STATED GOAL: Copy only what lies from the line containing "Recreate this image" through the line containing "3334.0, 3080.0, 3198.0]" in the entries below, keeping both end lines exact and dropping every picture.
** begin **
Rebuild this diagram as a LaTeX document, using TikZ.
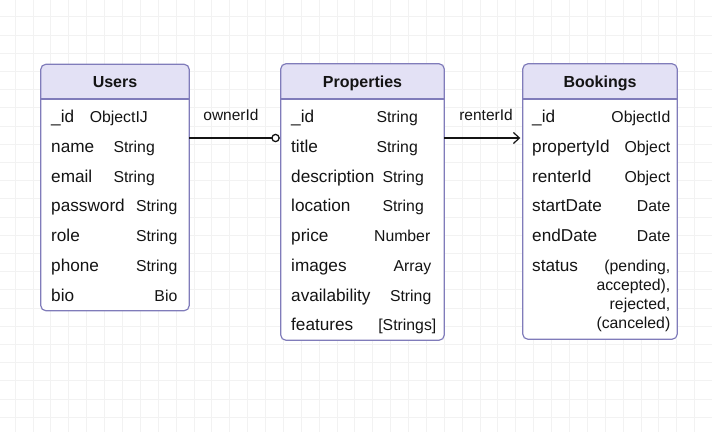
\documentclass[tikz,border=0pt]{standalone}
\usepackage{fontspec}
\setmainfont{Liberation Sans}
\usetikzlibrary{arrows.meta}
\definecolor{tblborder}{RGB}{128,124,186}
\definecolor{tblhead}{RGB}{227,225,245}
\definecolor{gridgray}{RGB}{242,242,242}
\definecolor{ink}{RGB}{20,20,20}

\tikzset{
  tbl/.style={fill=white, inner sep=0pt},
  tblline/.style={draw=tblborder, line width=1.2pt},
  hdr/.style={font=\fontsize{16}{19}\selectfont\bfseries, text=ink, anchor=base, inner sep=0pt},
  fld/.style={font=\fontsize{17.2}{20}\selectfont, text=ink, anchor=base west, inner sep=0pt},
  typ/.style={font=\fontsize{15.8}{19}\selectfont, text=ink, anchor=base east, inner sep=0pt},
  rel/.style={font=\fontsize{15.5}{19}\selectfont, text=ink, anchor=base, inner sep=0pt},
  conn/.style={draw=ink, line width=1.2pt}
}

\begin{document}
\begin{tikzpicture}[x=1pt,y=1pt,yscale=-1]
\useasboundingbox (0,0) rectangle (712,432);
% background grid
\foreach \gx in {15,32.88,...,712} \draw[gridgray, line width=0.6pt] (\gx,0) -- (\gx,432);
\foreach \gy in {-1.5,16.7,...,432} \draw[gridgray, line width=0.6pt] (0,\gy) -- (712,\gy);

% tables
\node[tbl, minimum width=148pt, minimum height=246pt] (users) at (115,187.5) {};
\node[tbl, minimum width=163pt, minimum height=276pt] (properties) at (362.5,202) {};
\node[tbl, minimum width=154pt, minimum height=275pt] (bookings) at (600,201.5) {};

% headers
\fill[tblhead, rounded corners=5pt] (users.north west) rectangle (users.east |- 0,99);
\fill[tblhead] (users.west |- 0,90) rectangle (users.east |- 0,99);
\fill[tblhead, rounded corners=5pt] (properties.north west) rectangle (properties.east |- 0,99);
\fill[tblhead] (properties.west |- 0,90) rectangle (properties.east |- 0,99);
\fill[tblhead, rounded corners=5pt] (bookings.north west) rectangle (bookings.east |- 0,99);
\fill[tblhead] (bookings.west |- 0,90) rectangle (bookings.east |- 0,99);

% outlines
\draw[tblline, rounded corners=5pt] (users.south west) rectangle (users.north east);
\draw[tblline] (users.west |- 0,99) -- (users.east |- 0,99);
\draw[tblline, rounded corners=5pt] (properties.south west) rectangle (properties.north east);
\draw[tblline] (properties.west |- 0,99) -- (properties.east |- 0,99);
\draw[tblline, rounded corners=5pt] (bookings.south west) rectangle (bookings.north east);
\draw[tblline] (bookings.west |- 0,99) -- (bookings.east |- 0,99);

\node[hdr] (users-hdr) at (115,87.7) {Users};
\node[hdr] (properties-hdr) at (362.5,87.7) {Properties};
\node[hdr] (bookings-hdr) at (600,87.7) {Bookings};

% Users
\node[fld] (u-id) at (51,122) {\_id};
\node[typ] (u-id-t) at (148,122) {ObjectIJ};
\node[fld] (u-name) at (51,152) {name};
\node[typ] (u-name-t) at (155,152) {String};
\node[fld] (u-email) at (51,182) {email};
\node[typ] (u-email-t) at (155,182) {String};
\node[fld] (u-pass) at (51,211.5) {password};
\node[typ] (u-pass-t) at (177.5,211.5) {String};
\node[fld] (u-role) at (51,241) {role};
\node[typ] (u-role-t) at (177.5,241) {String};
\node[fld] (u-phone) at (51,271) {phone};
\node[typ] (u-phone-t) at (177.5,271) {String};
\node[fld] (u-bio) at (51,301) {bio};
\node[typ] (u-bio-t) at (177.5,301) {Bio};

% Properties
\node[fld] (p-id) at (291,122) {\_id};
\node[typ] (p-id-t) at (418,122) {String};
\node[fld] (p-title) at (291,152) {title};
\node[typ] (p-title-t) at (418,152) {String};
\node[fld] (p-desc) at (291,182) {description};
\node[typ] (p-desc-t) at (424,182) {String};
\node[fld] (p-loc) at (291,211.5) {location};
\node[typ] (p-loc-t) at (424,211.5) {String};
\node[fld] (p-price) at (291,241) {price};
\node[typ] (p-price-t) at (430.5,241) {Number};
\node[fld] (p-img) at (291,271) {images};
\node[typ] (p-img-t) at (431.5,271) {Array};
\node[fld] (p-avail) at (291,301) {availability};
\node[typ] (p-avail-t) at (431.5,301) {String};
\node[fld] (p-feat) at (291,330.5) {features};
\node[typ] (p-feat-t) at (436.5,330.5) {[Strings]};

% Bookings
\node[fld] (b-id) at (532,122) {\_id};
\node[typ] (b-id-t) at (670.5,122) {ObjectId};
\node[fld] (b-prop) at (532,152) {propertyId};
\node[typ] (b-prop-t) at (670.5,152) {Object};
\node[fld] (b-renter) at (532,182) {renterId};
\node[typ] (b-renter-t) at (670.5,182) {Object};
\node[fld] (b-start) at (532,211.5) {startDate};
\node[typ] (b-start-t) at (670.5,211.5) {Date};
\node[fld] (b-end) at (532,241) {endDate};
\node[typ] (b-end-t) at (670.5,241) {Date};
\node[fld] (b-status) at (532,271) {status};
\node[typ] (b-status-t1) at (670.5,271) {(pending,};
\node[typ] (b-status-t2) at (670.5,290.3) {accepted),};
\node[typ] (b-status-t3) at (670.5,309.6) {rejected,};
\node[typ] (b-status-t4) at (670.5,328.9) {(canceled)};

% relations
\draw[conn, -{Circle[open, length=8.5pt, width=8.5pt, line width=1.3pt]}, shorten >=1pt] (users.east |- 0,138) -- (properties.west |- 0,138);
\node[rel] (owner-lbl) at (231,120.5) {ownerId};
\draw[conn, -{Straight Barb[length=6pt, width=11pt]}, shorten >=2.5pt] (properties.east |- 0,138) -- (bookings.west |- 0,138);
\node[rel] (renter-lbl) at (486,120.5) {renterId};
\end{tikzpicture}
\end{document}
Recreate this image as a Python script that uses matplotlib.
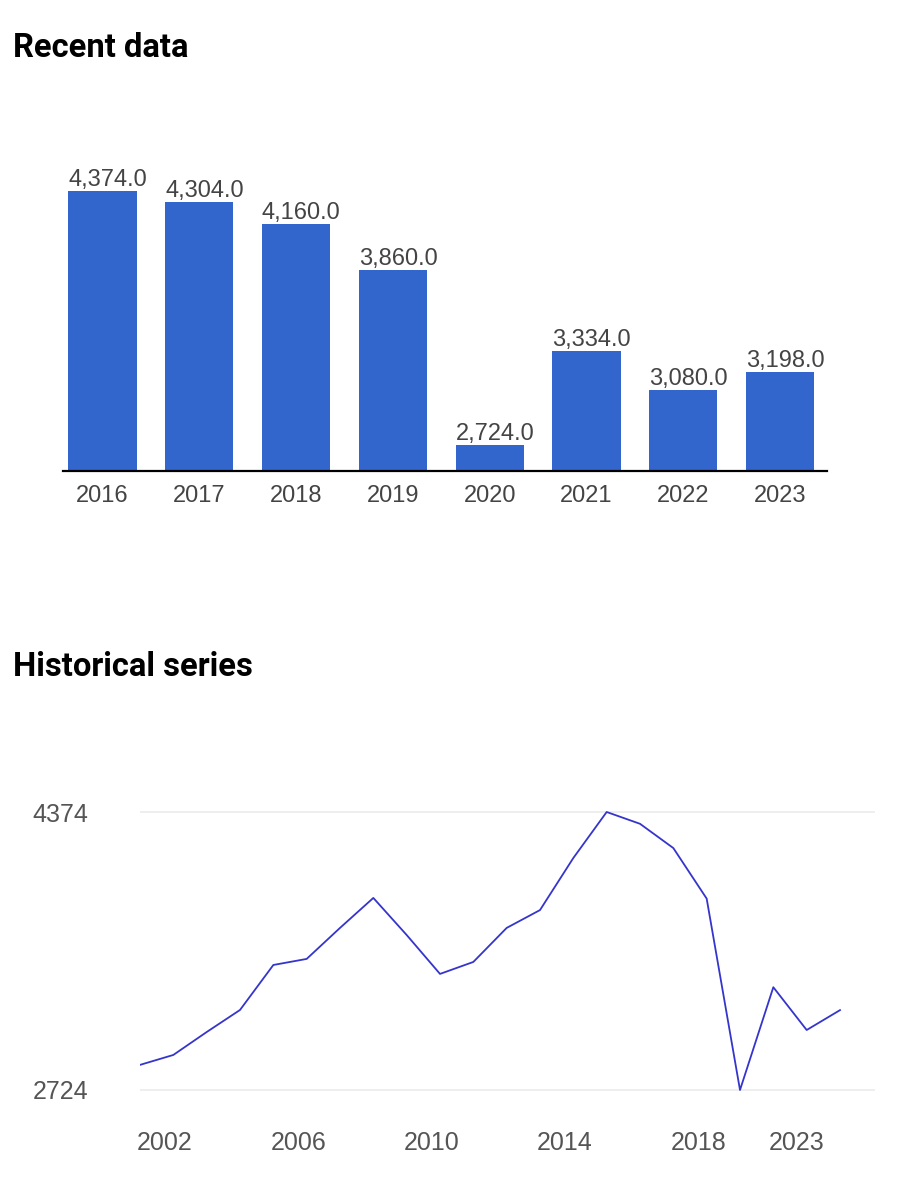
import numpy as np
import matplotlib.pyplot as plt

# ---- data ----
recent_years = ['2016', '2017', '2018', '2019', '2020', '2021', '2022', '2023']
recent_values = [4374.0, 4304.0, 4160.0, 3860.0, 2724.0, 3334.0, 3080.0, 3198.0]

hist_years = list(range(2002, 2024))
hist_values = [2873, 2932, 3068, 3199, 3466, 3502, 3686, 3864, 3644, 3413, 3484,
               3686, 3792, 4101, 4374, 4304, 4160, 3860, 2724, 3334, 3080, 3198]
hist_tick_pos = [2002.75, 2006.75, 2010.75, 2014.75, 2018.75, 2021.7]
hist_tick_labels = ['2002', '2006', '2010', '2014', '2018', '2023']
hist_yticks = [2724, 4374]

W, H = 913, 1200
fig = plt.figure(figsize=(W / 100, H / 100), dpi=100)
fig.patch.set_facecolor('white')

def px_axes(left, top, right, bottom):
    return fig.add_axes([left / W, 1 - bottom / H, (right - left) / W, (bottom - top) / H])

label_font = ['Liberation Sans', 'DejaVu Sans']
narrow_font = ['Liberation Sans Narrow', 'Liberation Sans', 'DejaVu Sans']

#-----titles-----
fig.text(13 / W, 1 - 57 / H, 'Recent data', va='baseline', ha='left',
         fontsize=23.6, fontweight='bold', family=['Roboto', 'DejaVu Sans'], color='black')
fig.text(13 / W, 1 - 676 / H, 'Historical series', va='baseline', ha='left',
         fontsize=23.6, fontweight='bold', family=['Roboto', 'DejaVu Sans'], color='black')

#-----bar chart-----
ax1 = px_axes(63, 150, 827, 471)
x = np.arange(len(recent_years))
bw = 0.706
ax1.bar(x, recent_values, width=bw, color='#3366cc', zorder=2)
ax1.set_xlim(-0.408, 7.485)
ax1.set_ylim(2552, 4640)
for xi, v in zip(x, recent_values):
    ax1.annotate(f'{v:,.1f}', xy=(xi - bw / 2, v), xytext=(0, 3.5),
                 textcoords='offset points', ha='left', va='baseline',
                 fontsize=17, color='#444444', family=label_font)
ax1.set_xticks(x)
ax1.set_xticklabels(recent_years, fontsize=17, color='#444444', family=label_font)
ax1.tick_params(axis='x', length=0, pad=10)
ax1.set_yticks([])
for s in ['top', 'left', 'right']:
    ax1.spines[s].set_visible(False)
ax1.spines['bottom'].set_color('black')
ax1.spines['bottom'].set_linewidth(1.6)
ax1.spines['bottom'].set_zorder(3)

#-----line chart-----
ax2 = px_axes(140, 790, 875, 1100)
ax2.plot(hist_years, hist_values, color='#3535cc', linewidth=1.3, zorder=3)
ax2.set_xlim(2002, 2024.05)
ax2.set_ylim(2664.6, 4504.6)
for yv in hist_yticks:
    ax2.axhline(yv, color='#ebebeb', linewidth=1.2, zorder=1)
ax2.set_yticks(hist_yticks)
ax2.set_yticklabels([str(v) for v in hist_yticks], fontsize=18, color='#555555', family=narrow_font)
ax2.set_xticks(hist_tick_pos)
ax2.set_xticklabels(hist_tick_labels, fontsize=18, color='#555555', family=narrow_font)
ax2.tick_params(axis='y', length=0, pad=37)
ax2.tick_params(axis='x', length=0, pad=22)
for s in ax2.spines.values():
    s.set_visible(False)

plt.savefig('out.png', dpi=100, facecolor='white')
** end **
** begin **
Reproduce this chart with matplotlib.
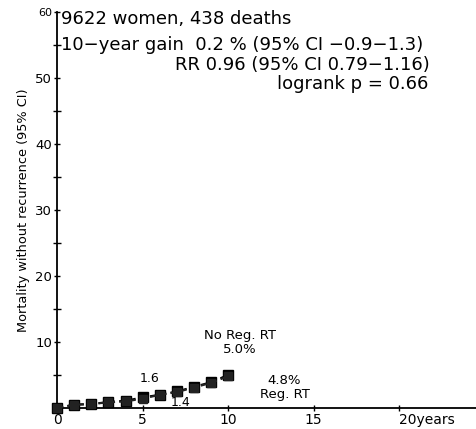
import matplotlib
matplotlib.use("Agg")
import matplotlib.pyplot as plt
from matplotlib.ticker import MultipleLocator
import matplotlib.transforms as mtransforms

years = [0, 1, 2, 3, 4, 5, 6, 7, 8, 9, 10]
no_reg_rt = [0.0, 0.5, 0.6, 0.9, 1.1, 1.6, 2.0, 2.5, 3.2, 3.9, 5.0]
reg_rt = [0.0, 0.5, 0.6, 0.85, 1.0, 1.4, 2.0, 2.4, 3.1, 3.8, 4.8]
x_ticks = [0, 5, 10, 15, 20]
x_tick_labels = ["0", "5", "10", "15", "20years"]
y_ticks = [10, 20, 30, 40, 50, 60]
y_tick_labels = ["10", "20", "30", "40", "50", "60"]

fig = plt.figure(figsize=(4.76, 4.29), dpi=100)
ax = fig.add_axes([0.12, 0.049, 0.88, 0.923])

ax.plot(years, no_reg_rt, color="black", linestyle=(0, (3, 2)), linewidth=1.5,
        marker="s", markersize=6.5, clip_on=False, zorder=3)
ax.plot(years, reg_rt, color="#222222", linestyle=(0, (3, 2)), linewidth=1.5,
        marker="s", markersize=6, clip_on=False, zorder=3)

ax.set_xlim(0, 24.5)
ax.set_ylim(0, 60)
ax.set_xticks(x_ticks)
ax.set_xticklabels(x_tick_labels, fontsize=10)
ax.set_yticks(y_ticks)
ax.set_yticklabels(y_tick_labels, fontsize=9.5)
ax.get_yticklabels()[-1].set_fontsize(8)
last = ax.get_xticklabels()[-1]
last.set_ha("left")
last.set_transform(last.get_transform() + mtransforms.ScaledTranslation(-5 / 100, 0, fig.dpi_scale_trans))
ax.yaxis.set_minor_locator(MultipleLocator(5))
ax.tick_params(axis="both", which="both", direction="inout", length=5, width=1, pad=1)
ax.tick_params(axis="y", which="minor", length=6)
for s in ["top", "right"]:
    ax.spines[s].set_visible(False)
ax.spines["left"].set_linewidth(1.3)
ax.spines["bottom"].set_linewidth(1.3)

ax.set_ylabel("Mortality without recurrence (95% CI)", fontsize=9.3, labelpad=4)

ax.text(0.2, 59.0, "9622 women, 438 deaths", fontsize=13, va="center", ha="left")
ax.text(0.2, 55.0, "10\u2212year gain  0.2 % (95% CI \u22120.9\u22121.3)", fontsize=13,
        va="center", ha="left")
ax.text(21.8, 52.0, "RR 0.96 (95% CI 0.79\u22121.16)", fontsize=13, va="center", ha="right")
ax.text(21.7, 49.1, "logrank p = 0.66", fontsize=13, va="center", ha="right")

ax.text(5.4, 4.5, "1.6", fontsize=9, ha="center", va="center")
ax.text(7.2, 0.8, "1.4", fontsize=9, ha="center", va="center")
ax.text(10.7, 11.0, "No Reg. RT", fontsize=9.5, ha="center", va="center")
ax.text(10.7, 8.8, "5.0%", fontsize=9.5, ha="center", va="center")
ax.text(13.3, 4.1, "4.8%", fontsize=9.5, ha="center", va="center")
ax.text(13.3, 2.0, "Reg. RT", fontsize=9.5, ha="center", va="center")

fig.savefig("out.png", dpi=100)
** end **
TASK RESPONSE:
Recreate this image as a Python script that uses matplotlib.
import numpy as np
import matplotlib.pyplot as plt

# ---- data ----
recent_years = ['2016', '2017', '2018', '2019', '2020', '2021', '2022', '2023']
recent_values = [4374.0, 4304.0, 4160.0, 3860.0, 2724.0, 3334.0, 3080.0, 3198.0]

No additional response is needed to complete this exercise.